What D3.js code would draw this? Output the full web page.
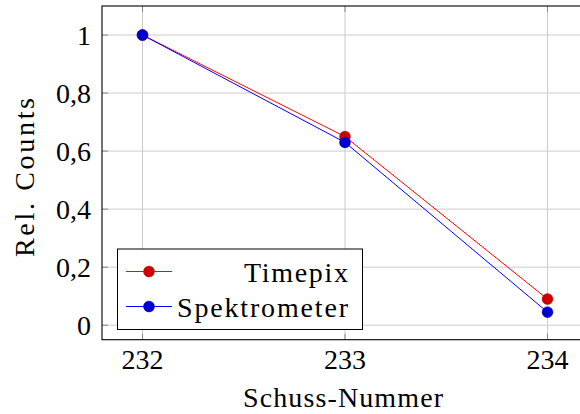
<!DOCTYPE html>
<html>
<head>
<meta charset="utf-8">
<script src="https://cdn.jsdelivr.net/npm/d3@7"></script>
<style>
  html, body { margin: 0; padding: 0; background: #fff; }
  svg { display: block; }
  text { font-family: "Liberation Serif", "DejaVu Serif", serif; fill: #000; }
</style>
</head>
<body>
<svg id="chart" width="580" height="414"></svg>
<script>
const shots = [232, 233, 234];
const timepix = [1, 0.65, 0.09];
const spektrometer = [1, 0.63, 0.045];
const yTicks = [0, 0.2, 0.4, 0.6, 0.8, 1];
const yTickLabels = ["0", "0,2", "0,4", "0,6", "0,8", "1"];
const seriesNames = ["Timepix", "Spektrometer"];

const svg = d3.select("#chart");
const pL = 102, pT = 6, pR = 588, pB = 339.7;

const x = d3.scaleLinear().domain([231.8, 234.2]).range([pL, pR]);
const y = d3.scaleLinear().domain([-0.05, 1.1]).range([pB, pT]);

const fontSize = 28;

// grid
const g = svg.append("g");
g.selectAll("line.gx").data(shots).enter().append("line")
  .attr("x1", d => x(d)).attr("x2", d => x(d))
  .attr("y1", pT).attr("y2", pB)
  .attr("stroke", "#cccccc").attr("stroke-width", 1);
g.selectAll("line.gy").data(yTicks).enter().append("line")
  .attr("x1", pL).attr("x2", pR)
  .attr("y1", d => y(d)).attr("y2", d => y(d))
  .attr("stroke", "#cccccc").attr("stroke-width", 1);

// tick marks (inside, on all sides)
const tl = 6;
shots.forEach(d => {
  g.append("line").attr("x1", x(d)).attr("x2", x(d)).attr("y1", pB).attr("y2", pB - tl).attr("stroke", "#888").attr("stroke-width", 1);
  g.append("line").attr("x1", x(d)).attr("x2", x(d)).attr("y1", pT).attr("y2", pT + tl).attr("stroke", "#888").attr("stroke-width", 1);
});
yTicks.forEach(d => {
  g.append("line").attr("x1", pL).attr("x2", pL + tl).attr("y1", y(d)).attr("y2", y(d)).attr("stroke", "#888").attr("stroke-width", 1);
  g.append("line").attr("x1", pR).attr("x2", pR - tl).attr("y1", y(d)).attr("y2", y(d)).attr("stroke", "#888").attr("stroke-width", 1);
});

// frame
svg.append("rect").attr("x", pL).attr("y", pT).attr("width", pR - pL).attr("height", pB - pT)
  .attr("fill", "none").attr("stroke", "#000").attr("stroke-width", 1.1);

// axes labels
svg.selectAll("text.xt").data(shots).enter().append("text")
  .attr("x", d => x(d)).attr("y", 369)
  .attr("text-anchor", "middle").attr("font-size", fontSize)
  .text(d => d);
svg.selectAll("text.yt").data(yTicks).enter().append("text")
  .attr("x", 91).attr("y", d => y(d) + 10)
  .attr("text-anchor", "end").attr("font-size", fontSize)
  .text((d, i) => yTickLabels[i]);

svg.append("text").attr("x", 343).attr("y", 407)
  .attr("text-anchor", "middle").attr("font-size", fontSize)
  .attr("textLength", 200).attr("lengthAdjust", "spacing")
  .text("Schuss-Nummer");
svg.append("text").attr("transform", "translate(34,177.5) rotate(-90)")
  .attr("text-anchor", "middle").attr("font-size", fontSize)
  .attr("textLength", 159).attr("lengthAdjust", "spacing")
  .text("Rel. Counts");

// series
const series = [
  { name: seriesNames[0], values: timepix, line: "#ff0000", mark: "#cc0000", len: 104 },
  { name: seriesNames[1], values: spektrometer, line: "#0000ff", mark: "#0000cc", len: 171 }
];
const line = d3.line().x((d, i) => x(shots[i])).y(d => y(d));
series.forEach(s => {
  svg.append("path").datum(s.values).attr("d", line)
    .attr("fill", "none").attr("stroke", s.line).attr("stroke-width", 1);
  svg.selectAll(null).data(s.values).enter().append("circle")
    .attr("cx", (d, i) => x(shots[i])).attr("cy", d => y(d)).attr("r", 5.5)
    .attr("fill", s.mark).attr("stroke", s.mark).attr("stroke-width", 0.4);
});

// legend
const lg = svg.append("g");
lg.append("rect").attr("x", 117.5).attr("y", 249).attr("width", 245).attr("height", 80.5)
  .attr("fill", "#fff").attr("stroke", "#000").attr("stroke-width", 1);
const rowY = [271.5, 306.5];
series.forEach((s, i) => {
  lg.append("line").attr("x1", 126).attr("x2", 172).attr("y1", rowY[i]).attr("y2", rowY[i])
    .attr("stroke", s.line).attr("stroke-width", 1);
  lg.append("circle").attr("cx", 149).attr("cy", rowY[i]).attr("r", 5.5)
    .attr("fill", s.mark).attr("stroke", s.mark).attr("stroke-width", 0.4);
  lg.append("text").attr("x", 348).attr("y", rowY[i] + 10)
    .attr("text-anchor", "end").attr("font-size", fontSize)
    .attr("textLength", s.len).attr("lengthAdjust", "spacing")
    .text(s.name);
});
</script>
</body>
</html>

+-------+

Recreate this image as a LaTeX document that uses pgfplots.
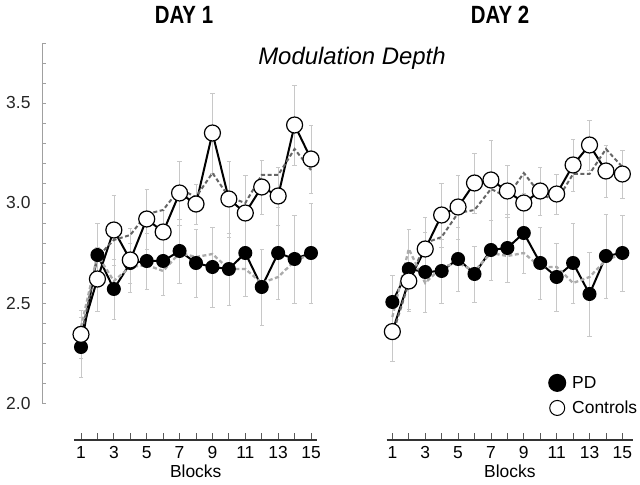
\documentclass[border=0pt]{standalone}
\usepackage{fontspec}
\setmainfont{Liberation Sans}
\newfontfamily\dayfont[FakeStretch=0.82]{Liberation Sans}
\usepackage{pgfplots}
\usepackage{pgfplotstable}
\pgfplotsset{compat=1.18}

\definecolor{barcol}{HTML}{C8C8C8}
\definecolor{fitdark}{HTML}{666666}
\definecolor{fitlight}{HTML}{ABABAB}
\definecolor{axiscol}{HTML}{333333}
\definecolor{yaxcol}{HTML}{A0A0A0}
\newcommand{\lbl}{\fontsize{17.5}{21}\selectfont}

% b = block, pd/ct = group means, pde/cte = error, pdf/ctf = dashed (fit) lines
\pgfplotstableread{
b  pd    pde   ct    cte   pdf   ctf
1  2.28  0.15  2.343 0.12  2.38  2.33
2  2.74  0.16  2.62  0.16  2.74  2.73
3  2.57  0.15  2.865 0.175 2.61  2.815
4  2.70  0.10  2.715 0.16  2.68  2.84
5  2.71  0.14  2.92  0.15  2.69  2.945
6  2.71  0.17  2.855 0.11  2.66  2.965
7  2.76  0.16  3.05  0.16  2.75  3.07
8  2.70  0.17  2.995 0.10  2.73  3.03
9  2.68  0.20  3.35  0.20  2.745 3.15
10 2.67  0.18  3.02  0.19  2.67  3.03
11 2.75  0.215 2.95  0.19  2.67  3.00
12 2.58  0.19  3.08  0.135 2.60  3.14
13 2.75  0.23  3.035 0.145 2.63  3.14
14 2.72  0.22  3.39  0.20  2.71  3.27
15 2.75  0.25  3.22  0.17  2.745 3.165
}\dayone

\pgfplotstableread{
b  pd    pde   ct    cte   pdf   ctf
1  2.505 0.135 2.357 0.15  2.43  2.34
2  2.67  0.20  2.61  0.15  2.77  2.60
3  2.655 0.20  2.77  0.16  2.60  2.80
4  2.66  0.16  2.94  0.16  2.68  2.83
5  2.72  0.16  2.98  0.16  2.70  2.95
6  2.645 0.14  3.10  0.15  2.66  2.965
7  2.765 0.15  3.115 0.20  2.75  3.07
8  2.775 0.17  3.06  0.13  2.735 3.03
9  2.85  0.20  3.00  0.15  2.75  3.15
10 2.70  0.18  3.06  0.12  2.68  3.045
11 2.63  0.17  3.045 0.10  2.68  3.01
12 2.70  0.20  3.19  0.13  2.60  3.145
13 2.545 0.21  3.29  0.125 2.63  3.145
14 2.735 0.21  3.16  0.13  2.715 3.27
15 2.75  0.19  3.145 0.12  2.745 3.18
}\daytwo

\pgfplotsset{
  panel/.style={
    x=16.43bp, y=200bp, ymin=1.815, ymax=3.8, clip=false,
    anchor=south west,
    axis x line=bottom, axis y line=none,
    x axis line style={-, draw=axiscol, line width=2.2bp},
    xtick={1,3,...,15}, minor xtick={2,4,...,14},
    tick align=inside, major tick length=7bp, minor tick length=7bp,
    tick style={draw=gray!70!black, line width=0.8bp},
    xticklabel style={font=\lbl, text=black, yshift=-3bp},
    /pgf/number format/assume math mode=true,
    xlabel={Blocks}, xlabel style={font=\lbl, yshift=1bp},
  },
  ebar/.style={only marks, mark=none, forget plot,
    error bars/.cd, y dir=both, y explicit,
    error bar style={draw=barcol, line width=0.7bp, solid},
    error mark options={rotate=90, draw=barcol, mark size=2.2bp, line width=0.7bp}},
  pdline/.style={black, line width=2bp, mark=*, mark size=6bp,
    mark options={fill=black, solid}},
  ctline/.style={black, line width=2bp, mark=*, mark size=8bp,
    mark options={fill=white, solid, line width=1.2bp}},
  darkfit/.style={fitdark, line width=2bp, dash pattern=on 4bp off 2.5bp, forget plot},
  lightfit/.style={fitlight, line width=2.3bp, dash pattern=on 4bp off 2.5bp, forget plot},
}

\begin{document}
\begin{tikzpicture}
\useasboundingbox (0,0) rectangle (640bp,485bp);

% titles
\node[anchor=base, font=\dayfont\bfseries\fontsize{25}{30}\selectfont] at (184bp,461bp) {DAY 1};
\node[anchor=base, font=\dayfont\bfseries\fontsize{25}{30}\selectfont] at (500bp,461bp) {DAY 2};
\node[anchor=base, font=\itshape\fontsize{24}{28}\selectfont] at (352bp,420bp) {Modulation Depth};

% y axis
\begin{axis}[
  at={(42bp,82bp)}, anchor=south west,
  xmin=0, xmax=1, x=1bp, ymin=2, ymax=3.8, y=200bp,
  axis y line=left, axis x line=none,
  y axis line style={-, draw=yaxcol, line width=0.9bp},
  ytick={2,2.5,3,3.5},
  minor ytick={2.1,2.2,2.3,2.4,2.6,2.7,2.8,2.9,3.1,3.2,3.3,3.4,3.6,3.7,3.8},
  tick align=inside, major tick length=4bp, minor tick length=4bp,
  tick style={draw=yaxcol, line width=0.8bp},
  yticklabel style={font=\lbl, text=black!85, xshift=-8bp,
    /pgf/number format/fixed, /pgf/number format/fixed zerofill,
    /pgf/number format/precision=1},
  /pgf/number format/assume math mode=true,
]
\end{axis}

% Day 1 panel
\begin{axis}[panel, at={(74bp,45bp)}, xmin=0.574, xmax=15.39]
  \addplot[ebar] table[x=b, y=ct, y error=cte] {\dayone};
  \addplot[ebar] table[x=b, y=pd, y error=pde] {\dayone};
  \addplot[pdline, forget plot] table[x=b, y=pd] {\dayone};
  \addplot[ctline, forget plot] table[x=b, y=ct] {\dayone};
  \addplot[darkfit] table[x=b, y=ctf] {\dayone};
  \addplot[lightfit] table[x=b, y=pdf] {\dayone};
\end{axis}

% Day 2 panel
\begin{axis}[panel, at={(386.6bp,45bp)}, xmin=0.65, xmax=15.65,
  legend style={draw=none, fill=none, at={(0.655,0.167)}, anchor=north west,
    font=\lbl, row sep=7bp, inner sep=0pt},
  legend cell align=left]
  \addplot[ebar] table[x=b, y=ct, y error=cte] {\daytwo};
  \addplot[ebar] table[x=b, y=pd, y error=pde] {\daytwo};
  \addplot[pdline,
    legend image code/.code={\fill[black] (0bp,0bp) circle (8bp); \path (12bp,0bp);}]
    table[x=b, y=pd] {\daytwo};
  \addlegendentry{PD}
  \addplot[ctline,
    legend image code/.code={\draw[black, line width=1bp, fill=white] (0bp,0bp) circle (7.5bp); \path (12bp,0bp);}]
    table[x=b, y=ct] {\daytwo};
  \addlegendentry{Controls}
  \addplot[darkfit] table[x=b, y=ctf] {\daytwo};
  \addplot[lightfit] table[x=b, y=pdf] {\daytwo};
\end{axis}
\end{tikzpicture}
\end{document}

+-------+

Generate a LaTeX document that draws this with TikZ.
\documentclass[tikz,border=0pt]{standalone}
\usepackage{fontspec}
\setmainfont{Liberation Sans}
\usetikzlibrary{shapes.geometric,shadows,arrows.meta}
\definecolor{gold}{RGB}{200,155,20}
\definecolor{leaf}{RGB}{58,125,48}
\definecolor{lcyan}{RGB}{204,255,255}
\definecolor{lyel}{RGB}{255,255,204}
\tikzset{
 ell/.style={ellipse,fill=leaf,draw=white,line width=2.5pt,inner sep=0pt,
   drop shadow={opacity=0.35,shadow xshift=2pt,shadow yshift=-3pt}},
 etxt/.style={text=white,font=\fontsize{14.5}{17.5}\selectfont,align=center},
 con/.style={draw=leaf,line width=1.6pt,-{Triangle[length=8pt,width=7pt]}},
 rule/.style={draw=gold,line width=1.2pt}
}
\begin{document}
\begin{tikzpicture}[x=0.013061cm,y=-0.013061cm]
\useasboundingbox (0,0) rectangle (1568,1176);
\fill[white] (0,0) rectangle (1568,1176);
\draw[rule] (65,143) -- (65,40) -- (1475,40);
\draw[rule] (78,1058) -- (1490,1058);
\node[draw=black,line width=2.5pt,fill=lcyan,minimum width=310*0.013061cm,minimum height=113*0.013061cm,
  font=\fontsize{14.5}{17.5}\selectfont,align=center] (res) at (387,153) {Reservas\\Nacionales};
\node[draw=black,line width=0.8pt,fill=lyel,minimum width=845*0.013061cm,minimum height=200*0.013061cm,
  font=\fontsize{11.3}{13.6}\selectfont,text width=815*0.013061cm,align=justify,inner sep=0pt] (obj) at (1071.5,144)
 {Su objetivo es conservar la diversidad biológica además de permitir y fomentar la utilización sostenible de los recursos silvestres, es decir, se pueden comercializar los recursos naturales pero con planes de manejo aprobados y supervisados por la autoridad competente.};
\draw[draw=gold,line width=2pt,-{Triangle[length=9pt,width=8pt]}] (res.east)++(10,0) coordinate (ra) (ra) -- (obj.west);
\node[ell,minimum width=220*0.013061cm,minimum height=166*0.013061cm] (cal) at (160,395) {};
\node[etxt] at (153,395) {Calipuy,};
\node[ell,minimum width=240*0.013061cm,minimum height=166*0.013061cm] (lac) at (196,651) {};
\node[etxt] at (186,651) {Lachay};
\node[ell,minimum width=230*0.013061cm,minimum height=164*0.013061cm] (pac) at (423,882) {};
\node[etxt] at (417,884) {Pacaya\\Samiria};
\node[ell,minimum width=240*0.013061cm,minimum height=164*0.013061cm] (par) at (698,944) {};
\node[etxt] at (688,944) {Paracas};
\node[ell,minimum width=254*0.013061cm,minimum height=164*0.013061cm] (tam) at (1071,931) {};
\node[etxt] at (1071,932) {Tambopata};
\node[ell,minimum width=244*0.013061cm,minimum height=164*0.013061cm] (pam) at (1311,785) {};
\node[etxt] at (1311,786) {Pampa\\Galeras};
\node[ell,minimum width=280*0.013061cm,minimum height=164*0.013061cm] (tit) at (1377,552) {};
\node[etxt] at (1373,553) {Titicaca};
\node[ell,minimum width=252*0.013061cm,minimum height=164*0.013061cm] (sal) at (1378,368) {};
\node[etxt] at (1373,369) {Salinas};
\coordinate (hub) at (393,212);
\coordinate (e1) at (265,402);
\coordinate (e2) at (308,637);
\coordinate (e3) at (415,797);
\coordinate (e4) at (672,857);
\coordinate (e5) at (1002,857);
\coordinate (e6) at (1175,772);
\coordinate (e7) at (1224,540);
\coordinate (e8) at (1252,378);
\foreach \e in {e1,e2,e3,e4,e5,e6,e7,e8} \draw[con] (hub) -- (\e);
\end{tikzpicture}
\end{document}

+-------+

# Written problem
Every line of the records that includes the word "this" should be gathered.

# Task solution
What D3.js code would draw this? Output the full web page.
Recreate this image as a LaTeX document that uses pgfplots.
Generate a LaTeX document that draws this with TikZ.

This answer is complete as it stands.